Former Vice President Walter Mondale made history in 1984 as the first presidential candidate to choose a woman as his running mate. And he expected Hillary Clinton to become the first woman president when he publicly endorsed her campaign last fall.
But six months later, it was Barack Obama making history in St. Paul as the first African-American candidate to clinch the Democratic nomination for president, and Mondale was switching his endorsement.
Mondale, who is also one of the Democratic party's superdelegates, says it's time for unity. He expects other Clinton supporters to eventually come to the same conclusion.
"You get so emotionally involved in these issues, and you've gone through this longest of all presidential nominating battles, really an extraordinary, historic, unprecedented period," Mondale said. "And it sometimes takes a little while."
The end of Clinton's presidential bid is particularly hard for many of the women who backed her. Sen. Sandy Pappas, DFL-St. Paul, said she's still grieving the loss of a historic opportunity.
"It's unlikely that we'll see a woman of her caliber, with her qualifications, that will run for president in my lifetime," Pappas said. "I think that's why it hits us mature women a little harder."
“I have to have a healing period, because I've had a few defeats this year and I'm kind of sore right now, kind of hurt and sad.”Jackie Stevenson, Hillary Clinton supporter
Pappas was among a group of Clinton supporters invited to meet privately with Obama after his St. Paul speech.
Pappas said Obama is a great candidate, but she'll wait a few days to offer an official endorsement.

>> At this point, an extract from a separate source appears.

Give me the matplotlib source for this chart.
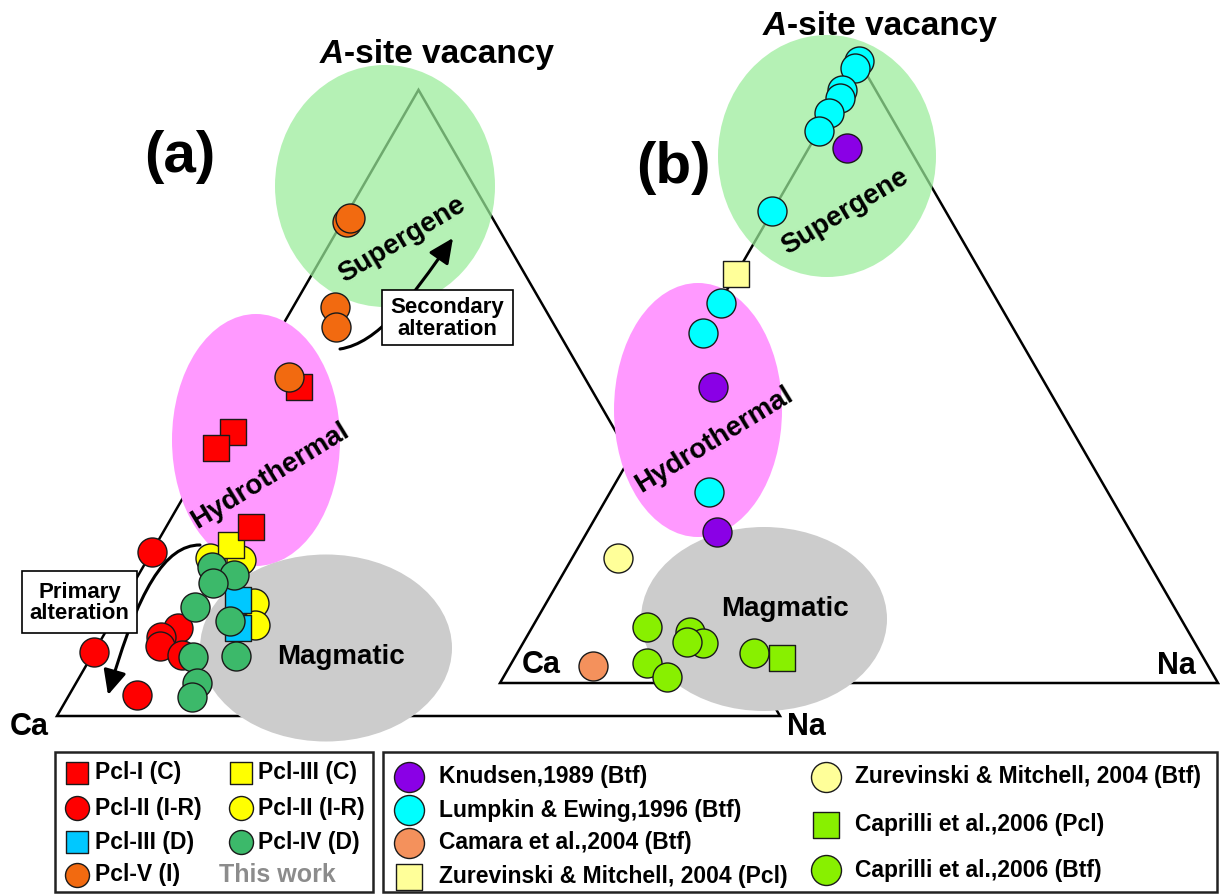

DFL House Speaker Margaret Anderson Kelliher of Minneapolis is also holding off on endorsing Obama. She said she wants to wait a few days to let the dust of the campaign settle.
Kelliher was also among the Clinton supporters who met with Obama. She described the meeting as a classy move.
"I don't think any of us were saying absolutely last night, this is the moment we all are going to proclaim our public support," Kelliher said. "But it did feel like a moment of healing and a moment of unity in the party, to be together last night. And that is a very good thing."
Some Clinton supporters appear more reluctant with the idea of embracing a new candidate. Jackie Stevenson of Minnetonka, another national superdelegate, said she enjoyed meeting Obama and expects to vote for him in November. But Stevenson said she's not yet ready to switch her support.
"I have to have a little healing period, shall we say, because I've had a few defeats this year and I'm kind of sore right now, kind of hurt and sad," Stevenson said. "And it will take a little time to be totally back in the swing of things."
Stevenson, past president of the DFL Feminist Caucus, said she hoped this would be the year a woman would win the Democratic nomination as well as the presidency.
Like many Clinton supporters, Stevenson blamed the media for unfair coverage.
"It's very hurtful, because my eyes are now open to the fact that there are a lot of people in this country who are afraid to elect a woman," Stevenson said. "And I guess I'm appalled by that, because I thought we were growing to the point that this could happen."
Stevenson said she's not sure if Obama will ask Clinton to be his running mate. She said Clinton might be more effective remaining in the U.S. Senate.
Other supporters, including Speaker Kelliher, said they think an Obama-Clinton ticket would be a powerful combination that will unify Democrats and appeal to a broad range of independent voters.